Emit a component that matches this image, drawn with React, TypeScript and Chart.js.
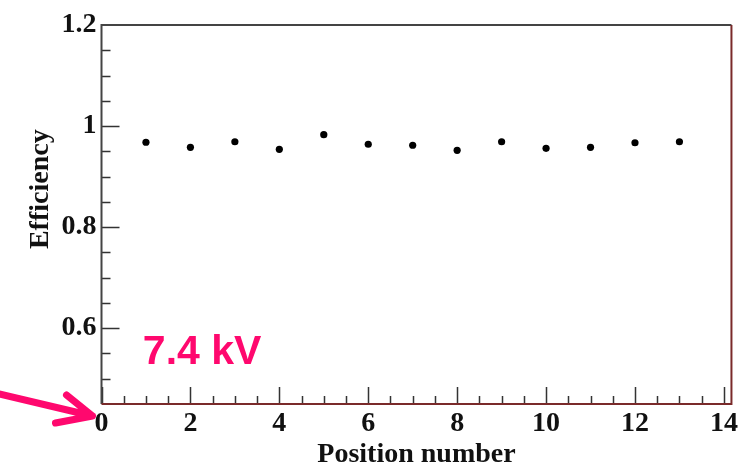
import React, { useEffect, useRef } from "react";
import { Chart, registerables } from "chart.js";

Chart.register(...registerables);

// ---- data ----
const positions = [1, 2, 3, 4, 5, 6, 7, 8, 9, 10, 11, 12, 13];
const efficiency = [0.968, 0.958, 0.969, 0.954, 0.983, 0.964, 0.962, 0.952, 0.969, 0.956, 0.958, 0.967, 0.969];
const xTickValues = [0, 2, 4, 6, 8, 10, 12, 14];
const yTickValues = [0.6, 0.8, 1, 1.2];
const xMinorStep = 0.5;
const yMinorStep = 0.05;
const xTitle = "Position number";
const yTitle = "Efficiency";
const voltageLabel = "7.4 kV";

const SERIF = "'Liberation Serif', 'Times New Roman', serif";
const PINK = "rgb(255, 8, 110)";

const decorations = {
  id: "rootStyleFrame",
  beforeDatasetsDraw(chart: any) {
    const { ctx, chartArea } = chart;
    const xs = chart.scales.x;
    const ys = chart.scales.y;
    const { left, right, top, bottom } = chartArea;
    ctx.save();
    // ticks
    ctx.strokeStyle = "#333";
    ctx.lineWidth = 1.5;
    ctx.beginPath();
    for (let v = 0; v <= 14.0001; v += xMinorStep) {
      const px = Math.round(xs.getPixelForValue(v)) + 0.5;
      const major = Math.abs(v / 2 - Math.round(v / 2)) < 1e-6;
      const len = major ? 17 : 8;
      ctx.moveTo(px, bottom);
      ctx.lineTo(px, bottom - len);
    }
    for (let v = 0.5; v <= 1.1501; v += yMinorStep) {
      const py = Math.round(ys.getPixelForValue(v)) + 0.5;
      const major = Math.abs(v / 0.2 - Math.round(v / 0.2)) < 1e-6;
      const len = major ? 18 : 9;
      ctx.moveTo(left, py);
      ctx.lineTo(left + len, py);
    }
    ctx.stroke();
    // frame: top + left dark, right + bottom reddish
    ctx.lineWidth = 2;
    ctx.strokeStyle = "#444";
    ctx.beginPath();
    ctx.moveTo(left, bottom);
    ctx.lineTo(left, top);
    ctx.lineTo(right, top);
    ctx.stroke();
    ctx.strokeStyle = "#7a2a2a";
    ctx.beginPath();
    ctx.moveTo(right, top);
    ctx.lineTo(right, bottom);
    ctx.lineTo(left, bottom);
    ctx.stroke();
    ctx.restore();
  },
  afterDraw(chart: any) {
    const { ctx, chartArea } = chart;
    const xs = chart.scales.x;
    const ys = chart.scales.y;
    ctx.save();
    // y axis title
    ctx.fillStyle = "#111";
    ctx.font = `bold 28px ${SERIF}`;
    ctx.textAlign = "center";
    ctx.textBaseline = "middle";
    ctx.translate(41, ys.getPixelForValue(0.875));
    ctx.rotate(-Math.PI / 2);
    ctx.fillText(yTitle, 0, 0);
    ctx.restore();

    ctx.save();
    // voltage label
    ctx.fillStyle = PINK;
    ctx.font = "bold 41px 'Liberation Sans', Arial, sans-serif";
    ctx.textAlign = "left";
    ctx.textBaseline = "alphabetic";
    ctx.fillText(voltageLabel, xs.getPixelForValue(0.93), ys.getPixelForValue(0.529));
    // arrow pointing to the "0" tick label
    const tipX = xs.getPixelForValue(0) - 9;
    const tipY = chartArea.bottom + 12;
    ctx.strokeStyle = PINK;
    ctx.lineWidth = 7;
    ctx.lineCap = "round";
    ctx.lineJoin = "round";
    ctx.beginPath();
    ctx.moveTo(-5, tipY - 23);
    ctx.lineTo(tipX, tipY);
    ctx.moveTo(tipX - 26, tipY - 21);
    ctx.lineTo(tipX, tipY);
    ctx.lineTo(tipX - 37, tipY + 7);
    ctx.stroke();
    ctx.restore();
  },
};

export default function App() {
  const canvasRef = useRef<HTMLCanvasElement | null>(null);

  useEffect(() => {
    const canvas = canvasRef.current;
    if (!canvas) return;
    const chart = new Chart(canvas, {
      type: "scatter",
      data: {
        datasets: [
          {
            label: yTitle,
            data: positions.map((x, i) => ({ x, y: efficiency[i] })),
            pointRadius: 3.6,
            pointBackgroundColor: "#000",
            pointBorderWidth: 0,
            showLine: false,
          },
        ],
      },
      options: {
        animation: false,
        responsive: true,
        maintainAspectRatio: false,
        layout: { padding: { top: 25, right: 9, left: 0, bottom: 0 } },
        plugins: {
          legend: { display: false },
          tooltip: { enabled: false },
        },
        scales: {
          x: {
            type: "linear",
            min: 0,
            max: 14.17,
            grid: { display: false, drawTicks: false },
            border: { display: false },
            afterBuildTicks: (scale: any) => {
              scale.ticks = xTickValues.map((value) => ({ value }));
            },
            afterFit: (scale: any) => {
              scale.height = 72;
            },
            ticks: {
              padding: 3,
              color: "#111",
              font: { family: SERIF, size: 28, weight: "bold" },
              maxRotation: 0,
              callback: (v: any) => String(v),
            },
            title: {
              display: true,
              text: xTitle,
              color: "#111",
              font: { family: SERIF, size: 28, weight: "bold" },
              padding: { top: 0, bottom: 4 },
            },
          },
          y: {
            type: "linear",
            min: 0.45,
            max: 1.2,
            grid: { display: false, drawTicks: false },
            border: { display: false },
            afterBuildTicks: (scale: any) => {
              scale.ticks = yTickValues.map((value) => ({ value }));
            },
            afterFit: (scale: any) => {
              scale.width = 101.5;
            },
            ticks: {
              padding: 5,
              color: "#111",
              font: { family: SERIF, size: 28, weight: "bold" },
              callback: (v: any) => String(v),
            },
          },
        },
      },
      plugins: [decorations],
    });
    return () => chart.destroy();
  }, []);

  return (
    <div style={{ position: "absolute", left: 0, top: 0, width: 741, height: 476, background: "#fff" }}>
      <canvas ref={canvasRef} />
    </div>
  );
}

* Problem to work on:
Go through the material above and print all of it exactly, except the pictures.

* Exercise response:
Emit a component that matches this image, drawn with React, TypeScript and Chart.js.
import React, { useEffect, useRef } from "react";
import { Chart, registerables } from "chart.js";

Chart.register(...registerables);

// ---- data ----
const positions = [1, 2, 3, 4, 5, 6, 7, 8, 9, 10, 11, 12, 13];
const efficiency = [0.968, 0.958, 0.969, 0.954, 0.983, 0.964, 0.962, 0.952, 0.969, 0.956, 0.958, 0.967, 0.969];
const xTickValues = [0, 2, 4, 6, 8, 10, 12, 14];
const yTickValues = [0.6, 0.8, 1, 1.2];
const xMinorStep = 0.5;
const yMinorStep = 0.05;
const xTitle = "Position number";
const yTitle = "Efficiency";
const voltageLabel = "7.4 kV";

const SERIF = "'Liberation Serif', 'Times New Roman', serif";
const PINK = "rgb(255, 8, 110)";

const decorations = {
  id: "rootStyleFrame",
  beforeDatasetsDraw(chart: any) {
    const { ctx, chartArea } = chart;
    const xs = chart.scales.x;
    const ys = chart.scales.y;
    const { left, right, top, bottom } = chartArea;
    ctx.save();
    // ticks
    ctx.strokeStyle = "#333";
    ctx.lineWidth = 1.5;
    ctx.beginPath();
    for (let v = 0; v <= 14.0001; v += xMinorStep) {
      const px = Math.round(xs.getPixelForValue(v)) + 0.5;
      const major = Math.abs(v / 2 - Math.round(v / 2)) < 1e-6;
      const len = major ? 17 : 8;
      ctx.moveTo(px, bottom);
      ctx.lineTo(px, bottom - len);
    }
    for (let v = 0.5; v <= 1.1501; v += yMinorStep) {
      const py = Math.round(ys.getPixelForValue(v)) + 0.5;
      const major = Math.abs(v / 0.2 - Math.round(v / 0.2)) < 1e-6;
      const len = major ? 18 : 9;
      ctx.moveTo(left, py);
      ctx.lineTo(left + len, py);
    }
    ctx.stroke();
    // frame: top + left dark, right + bottom reddish
    ctx.lineWidth = 2;
    ctx.strokeStyle = "#444";
    ctx.beginPath();
    ctx.moveTo(left, bottom);
    ctx.lineTo(left, top);
    ctx.lineTo(right, top);
    ctx.stroke();
    ctx.strokeStyle = "#7a2a2a";
    ctx.beginPath();
    ctx.moveTo(right, top);
    ctx.lineTo(right, bottom);
    ctx.lineTo(left, bottom);
    ctx.stroke();
    ctx.restore();
  },
  afterDraw(chart: any) {
    const { ctx, chartArea } = chart;
    const xs = chart.scales.x;
    const ys = chart.scales.y;
    ctx.save();
    // y axis title
    ctx.fillStyle = "#111";
    ctx.font = `bold 28px ${SERIF}`;
    ctx.textAlign = "center";
    ctx.textBaseline = "middle";
    ctx.translate(41, ys.getPixelForValue(0.875));
    ctx.rotate(-Math.PI / 2);
    ctx.fillText(yTitle, 0, 0);
    ctx.restore();

    ctx.save();
    // voltage label
    ctx.fillStyle = PINK;
    ctx.font = "bold 41px 'Liberation Sans', Arial, sans-serif";
    ctx.textAlign = "left";
    ctx.textBaseline = "alphabetic";
    ctx.fillText(voltageLabel, xs.getPixelForValue(0.93), ys.getPixelForValue(0.529));
    // arrow pointing to the "0" tick label
    const tipX = xs.getPixelForValue(0) - 9;
    const tipY = chartArea.bottom + 12;
    ctx.strokeStyle = PINK;
    ctx.lineWidth = 7;
    ctx.lineCap = "round";
    ctx.lineJoin = "round";
    ctx.beginPath();
    ctx.moveTo(-5, tipY - 23);
    ctx.lineTo(tipX, tipY);
    ctx.moveTo(tipX - 26, tipY - 21);
    ctx.lineTo(tipX, tipY);
    ctx.lineTo(tipX - 37, tipY + 7);
    ctx.stroke();
    ctx.restore();
  },
};

export default function App() {
  const canvasRef = useRef<HTMLCanvasElement | null>(null);

  useEffect(() => {
    const canvas = canvasRef.current;
    if (!canvas) return;
    const chart = new Chart(canvas, {
      type: "scatter",
      data: {
        datasets: [
          {
            label: yTitle,
            data: positions.map((x, i) => ({ x, y: efficiency[i] })),
            pointRadius: 3.6,
            pointBackgroundColor: "#000",
            pointBorderWidth: 0,
            showLine: false,
          },
        ],
      },
      options: {
        animation: false,
        responsive: true,
        maintainAspectRatio: false,
        layout: { padding: { top: 25, right: 9, left: 0, bottom: 0 } },
        plugins: {
          legend: { display: false },
          tooltip: { enabled: false },
        },
        scales: {
          x: {
            type: "linear",
            min: 0,
            max: 14.17,
            grid: { display: false, drawTicks: false },
            border: { display: false },
            afterBuildTicks: (scale: any) => {
              scale.ticks = xTickValues.map((value) => ({ value }));
            },
            afterFit: (scale: any) => {
              scale.height = 72;
            },
            ticks: {
              padding: 3,
              color: "#111",
              font: { family: SERIF, size: 28, weight: "bold" },
              maxRotation: 0,
              callback: (v: any) => String(v),
            },
            title: {
              display: true,
              text: xTitle,
              color: "#111",
              font: { family: SERIF, size: 28, weight: "bold" },
              padding: { top: 0, bottom: 4 },
            },
          },
          y: {
            type: "linear",
            min: 0.45,
            max: 1.2,
            grid: { display: false, drawTicks: false },
            border: { display: false },
            afterBuildTicks: (scale: any) => {
              scale.ticks = yTickValues.map((value) => ({ value }));
            },
            afterFit: (scale: any) => {
              scale.width = 101.5;
            },
            ticks: {
              padding: 5,
              color: "#111",
              font: { family: SERIF, size: 28, weight: "bold" },
              callback: (v: any) => String(v),
            },
          },
        },
      },
      plugins: [decorations],
    });
    return () => chart.destroy();
  }, []);

  return (
    <div style={{ position: "absolute", left: 0, top: 0, width: 741, height: 476, background: "#fff" }}>
      <canvas ref={canvasRef} />
    </div>
  );
}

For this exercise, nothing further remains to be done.